Three Hastings groups have issued a joint statement saying they are relieved the 17 migrants who arrived on the beaches in Hastings and Winchelsea were detained safely with no severe injuries.
Police said they were called at 8.12am on Thursday (October 3) after reports of the migrants in the Hastings and Pett Level area.
Officers said a small number of people may have left the beach and dispersed following the landing of two rigid inflatable boats containing suspected migrants in the Hastings area.
It is thought they probably crossed the English Channel from France overnight, coming ashore at Hastings, and further east near Winchelsea Beach.
A total of 17 migrants, including men, women and children, have been detained by immigration officials, but a few others from the Winchelsea landing are thought to have disappeared into the surrounding countryside.
In a joint statement issued on Friday (October 4), Hastings Community of Sanctuary, The Hastings and Rother Refugee Buddy Project and Hastings Supports Refugees said: “Widely reported in the local press, Detective Inspector Jon Gillings, of Hastings police, said: “Two of those detained required medical treatment and we are concerned that one or two others still outstanding may also be in need of assistance.”
“The police also expressed concern that an indeterminate number of people may have left the beach at Winchelsea before the arrival of the police.
“We support the request by the police that anyone who encounters someone appearing cold, wet, hungry, disorientated, or in need of medical aid, should immediately contact the police by phoning 999. The safest way for these vulnerable new arrivals to make their asylum claim is with police support.
“As a community of sanctuary – a welcoming place for all who are seeking refuge and safety – we hope anyone arriving in our town, whether by boat, bus or train, will be met with the warmth and compassion we see in our work on a daily basis.

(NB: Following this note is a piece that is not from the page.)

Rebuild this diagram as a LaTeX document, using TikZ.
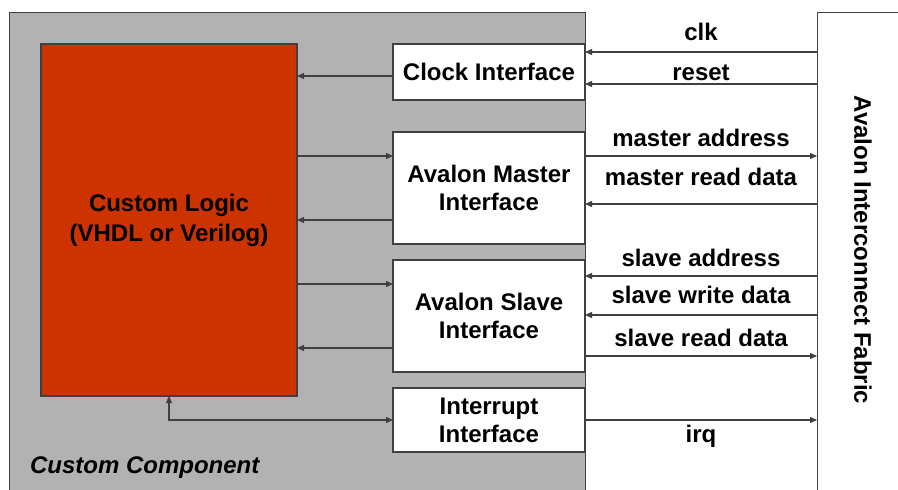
\documentclass[tikz,border=0pt]{standalone}
\usepackage{fontspec}
\setmainfont{Liberation Sans}
\usetikzlibrary{arrows.meta, positioning, calc}
\definecolor{compgray}{HTML}{B2B2B2}
\definecolor{logicred}{HTML}{CC3300}
\definecolor{edgegray}{HTML}{404040}

\begin{document}
\begin{tikzpicture}[x=0.5pt, y=-0.5pt, >={Triangle[length=3.5pt,width=3pt]},
    every node/.style={font=\fontsize{12}{14}\selectfont\bfseries},
    frame/.style={draw=edgegray, line width=0.6pt, inner sep=0pt, anchor=north west},
    ifbox/.style={draw=edgegray, line width=0.6pt, fill=white, inner sep=0pt, outer sep=0pt, minimum width=96pt, align=center},
    sig/.style={draw=edgegray, line width=0.6pt, ->},
    sigtxt/.style={anchor=base}]
  \clip (0,0) rectangle (898,489);
  \node[frame, fill=compgray, minimum width=288pt, minimum height=252pt] (comp) at (9,12) {};
  \node[frame, fill=white, minimum width=46pt, minimum height=252pt] (fabric) at (817,12) {};
  \node[rotate=-90] (fablbl) at (863,250) {Avalon Interconnect Fabric};
  \node[anchor=base west, font=\fontsize{12}{14}\selectfont\bfseries\itshape] (complbl) at (23,473) {Custom Component};

  \node[draw=edgegray, line width=0.6pt, fill=logicred, inner sep=0pt, outer sep=0pt, minimum width=128pt, minimum height=176pt,
        align=center, font=\fontsize{12}{15}\selectfont\bfseries] (logic) at (169,220) {Custom Logic\\(VHDL or Verilog)};

  \node[ifbox, minimum height=28pt] (clock) at (489,72) {Clock Interface};
  \node[ifbox, minimum height=56pt, below=16pt of clock] (master) {Avalon Master\\Interface};
  \node[ifbox, minimum height=56pt, below=8pt of master] (slave) {Avalon Slave\\Interface};
  \node[ifbox, minimum height=32pt, below=8pt of slave] (irq) {Interrupt\\Interface};

  \coordinate (ck) at ([yshift=-2pt]clock.west);
  \coordinate (mo) at ([yshift=16pt]master.west);
  \coordinate (mi) at ([yshift=-16pt]master.west);
  \coordinate (so) at ([yshift=16pt]slave.west);
  \coordinate (si) at ([yshift=-16pt]slave.west);
  \draw[sig] (ck) -- (ck -| logic.east);
  \draw[sig] (mo -| logic.east) -- (mo);
  \draw[sig] (mi) -- (mi -| logic.east);
  \draw[sig] (so -| logic.east) -- (so);
  \draw[sig] (si) -- (si -| logic.east);
  \draw[sig, <->] (logic.south) |- (irq.west);

  \foreach \b/\s in {clock/10pt, clock/-6pt, master/-8pt, slave/20pt, slave/0.5pt} {
    \coordinate (q) at ([yshift=\s]\b.east);
    \draw[sig] (q -| fabric.west) -- (q);
  }
  \foreach \b/\s in {master/16pt, slave/-20pt, irq/0pt} {
    \coordinate (q) at ([yshift=\s]\b.east);
    \draw[sig] (q) -- (q -| fabric.west);
  }
  \foreach \t/\y [count=\i] in {clk/40, reset/80, master address/146, master read data/185,
      slave address/266, slave write data/303, slave read data/346, irq/442}
    \node[sigtxt] (sig\i) at (701,\y) {\t};
\end{tikzpicture}
\end{document}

The groups said it is ‘unsurprising’ that people seeking refuge are desperate to make the journey to Britain because of ‘police hostility’ in France.
They added: “These already vulnerable people, potentially including children, are now at high risk of being exploited by unscrupulous gangs and people traffickers.
“The solution to all of this is to create legal and safe routes into the UK.
“The UK Government must act to stop the situation where hundreds of people are sleeping rough in Northern France, subject to hostility and violence by local police, so desperate to be safe that they would cross the busiest shipping lane in the world on nothing more than rubber dinghies.”